Goal
Retype every line from the start of the data down to and including the line with "from matplotlib.patches import Rectangle". Skip the pictures.

Source excerpt
┌──
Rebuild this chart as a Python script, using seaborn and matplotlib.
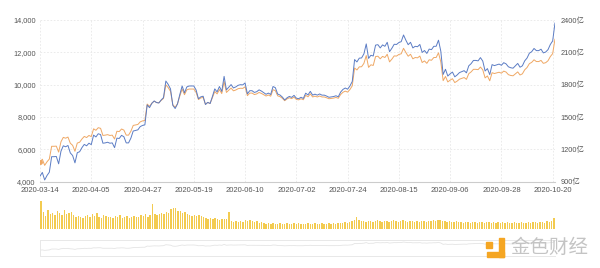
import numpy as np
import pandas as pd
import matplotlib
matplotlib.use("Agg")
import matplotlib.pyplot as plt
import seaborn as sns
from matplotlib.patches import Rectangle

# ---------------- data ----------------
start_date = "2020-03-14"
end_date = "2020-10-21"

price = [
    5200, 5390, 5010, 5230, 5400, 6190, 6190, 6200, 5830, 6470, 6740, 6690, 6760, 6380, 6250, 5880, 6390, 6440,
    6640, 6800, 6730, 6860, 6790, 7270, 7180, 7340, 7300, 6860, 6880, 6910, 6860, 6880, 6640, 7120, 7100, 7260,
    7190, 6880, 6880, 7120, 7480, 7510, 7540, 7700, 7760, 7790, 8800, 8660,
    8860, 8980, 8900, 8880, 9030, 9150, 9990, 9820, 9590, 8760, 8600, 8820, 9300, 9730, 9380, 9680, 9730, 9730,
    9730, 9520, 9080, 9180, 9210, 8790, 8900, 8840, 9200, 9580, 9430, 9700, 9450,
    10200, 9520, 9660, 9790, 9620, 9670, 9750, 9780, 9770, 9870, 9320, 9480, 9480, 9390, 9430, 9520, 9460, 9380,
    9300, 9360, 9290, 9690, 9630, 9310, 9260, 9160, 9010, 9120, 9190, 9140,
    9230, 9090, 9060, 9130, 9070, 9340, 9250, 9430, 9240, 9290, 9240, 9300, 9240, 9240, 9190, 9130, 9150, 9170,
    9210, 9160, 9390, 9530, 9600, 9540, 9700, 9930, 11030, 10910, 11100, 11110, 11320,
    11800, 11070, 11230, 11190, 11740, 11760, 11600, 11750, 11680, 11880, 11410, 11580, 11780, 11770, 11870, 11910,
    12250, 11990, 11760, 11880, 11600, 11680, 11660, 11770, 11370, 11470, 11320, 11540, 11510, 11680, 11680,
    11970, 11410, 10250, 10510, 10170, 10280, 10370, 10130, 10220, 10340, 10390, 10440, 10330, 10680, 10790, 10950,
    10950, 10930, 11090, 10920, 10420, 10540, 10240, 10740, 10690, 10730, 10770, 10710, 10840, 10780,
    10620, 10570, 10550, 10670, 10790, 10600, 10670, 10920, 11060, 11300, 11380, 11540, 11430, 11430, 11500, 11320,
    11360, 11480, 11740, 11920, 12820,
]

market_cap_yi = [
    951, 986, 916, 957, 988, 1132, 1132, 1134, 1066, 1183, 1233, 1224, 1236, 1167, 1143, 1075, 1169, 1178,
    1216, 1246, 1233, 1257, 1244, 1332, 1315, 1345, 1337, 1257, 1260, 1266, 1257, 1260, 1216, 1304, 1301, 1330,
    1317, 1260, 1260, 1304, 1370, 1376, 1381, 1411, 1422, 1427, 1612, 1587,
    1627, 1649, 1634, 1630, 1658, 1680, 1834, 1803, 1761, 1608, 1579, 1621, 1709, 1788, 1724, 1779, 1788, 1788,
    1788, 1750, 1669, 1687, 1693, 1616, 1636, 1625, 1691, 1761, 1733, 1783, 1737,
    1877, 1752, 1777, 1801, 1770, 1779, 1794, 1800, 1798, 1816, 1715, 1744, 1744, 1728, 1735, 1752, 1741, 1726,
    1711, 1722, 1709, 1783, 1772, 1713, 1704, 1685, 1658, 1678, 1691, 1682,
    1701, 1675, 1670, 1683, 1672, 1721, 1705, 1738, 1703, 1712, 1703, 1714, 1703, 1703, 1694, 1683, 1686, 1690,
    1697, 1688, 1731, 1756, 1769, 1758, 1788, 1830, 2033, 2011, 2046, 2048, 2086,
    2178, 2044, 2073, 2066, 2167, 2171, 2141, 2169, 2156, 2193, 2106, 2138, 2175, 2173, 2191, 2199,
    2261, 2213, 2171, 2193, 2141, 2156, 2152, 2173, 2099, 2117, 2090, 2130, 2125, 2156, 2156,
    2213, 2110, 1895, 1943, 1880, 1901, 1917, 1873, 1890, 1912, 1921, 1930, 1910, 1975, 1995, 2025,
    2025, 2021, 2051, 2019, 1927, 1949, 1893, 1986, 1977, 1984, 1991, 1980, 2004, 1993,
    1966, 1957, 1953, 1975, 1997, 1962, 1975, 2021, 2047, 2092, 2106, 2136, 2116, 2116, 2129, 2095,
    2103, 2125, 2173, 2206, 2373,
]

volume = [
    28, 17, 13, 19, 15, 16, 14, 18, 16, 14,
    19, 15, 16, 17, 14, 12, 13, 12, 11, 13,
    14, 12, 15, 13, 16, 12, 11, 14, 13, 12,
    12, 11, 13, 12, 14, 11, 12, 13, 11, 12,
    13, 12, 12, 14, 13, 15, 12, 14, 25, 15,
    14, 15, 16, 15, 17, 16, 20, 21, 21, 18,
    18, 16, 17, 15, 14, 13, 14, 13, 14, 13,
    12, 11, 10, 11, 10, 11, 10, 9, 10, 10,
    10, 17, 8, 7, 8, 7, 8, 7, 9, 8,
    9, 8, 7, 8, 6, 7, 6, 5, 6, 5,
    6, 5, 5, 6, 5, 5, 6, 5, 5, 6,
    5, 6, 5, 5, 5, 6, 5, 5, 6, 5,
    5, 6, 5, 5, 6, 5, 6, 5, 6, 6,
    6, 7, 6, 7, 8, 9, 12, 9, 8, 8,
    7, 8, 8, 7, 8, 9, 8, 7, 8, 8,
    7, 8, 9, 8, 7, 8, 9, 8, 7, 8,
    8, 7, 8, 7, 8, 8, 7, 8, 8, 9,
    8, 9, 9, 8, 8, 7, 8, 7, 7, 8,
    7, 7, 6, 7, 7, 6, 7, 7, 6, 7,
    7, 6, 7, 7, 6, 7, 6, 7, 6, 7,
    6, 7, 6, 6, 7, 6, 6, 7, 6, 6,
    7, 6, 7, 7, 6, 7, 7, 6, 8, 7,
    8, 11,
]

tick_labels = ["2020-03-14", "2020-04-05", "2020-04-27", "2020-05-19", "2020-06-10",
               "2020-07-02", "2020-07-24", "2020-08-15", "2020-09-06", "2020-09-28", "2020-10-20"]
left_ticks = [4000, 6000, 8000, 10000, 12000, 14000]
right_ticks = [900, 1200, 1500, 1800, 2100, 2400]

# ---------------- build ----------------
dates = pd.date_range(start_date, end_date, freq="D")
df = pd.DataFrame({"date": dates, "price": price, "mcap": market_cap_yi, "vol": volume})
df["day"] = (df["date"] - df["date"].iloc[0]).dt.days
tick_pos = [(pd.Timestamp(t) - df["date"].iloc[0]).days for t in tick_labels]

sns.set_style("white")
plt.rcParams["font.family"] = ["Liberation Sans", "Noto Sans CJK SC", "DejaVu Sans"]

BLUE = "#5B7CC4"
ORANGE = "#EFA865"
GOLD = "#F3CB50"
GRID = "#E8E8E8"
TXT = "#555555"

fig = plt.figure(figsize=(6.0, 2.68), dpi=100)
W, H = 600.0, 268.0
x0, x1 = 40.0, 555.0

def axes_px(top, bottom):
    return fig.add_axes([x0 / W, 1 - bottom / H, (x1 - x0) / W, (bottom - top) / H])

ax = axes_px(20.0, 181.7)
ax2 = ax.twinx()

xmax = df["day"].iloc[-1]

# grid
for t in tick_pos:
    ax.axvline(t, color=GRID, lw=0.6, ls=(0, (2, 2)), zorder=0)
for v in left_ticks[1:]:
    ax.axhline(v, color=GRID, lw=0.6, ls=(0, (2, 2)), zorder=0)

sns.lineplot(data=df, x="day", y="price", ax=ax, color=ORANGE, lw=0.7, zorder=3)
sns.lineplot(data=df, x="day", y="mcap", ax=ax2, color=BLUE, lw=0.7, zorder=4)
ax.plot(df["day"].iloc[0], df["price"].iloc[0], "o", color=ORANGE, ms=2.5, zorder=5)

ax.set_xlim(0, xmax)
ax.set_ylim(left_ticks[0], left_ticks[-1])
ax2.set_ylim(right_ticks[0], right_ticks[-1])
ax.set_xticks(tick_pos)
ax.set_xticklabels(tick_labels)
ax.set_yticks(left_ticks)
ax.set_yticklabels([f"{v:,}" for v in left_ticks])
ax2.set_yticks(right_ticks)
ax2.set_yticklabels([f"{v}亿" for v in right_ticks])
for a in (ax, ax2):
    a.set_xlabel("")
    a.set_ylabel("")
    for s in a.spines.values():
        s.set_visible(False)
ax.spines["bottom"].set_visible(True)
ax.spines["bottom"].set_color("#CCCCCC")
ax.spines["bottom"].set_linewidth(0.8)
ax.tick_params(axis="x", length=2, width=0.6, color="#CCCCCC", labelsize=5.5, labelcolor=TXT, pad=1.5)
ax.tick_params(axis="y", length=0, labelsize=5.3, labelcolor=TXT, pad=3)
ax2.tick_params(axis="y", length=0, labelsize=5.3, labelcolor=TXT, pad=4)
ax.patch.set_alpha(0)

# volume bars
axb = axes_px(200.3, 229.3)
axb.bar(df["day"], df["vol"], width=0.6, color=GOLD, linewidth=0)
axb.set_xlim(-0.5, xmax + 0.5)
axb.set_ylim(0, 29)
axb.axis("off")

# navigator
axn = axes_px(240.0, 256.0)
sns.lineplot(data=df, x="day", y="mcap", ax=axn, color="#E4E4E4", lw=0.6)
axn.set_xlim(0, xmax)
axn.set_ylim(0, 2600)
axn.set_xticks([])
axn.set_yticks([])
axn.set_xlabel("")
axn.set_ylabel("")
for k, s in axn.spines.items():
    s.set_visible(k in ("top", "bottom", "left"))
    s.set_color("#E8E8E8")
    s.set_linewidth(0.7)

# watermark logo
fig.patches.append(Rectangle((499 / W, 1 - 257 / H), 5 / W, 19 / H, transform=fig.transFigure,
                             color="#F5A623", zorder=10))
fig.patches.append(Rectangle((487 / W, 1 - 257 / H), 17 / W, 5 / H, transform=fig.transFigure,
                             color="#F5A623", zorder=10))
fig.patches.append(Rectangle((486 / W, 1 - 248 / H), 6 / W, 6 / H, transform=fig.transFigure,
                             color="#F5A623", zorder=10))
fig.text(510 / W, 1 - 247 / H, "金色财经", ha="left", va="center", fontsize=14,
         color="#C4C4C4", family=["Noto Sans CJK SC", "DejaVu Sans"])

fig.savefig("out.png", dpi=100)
└──
Answer for the task
Rebuild this chart as a Python script, using seaborn and matplotlib.
import numpy as np
import pandas as pd
import matplotlib
matplotlib.use("Agg")
import matplotlib.pyplot as plt
import seaborn as sns
from matplotlib.patches import Rectangle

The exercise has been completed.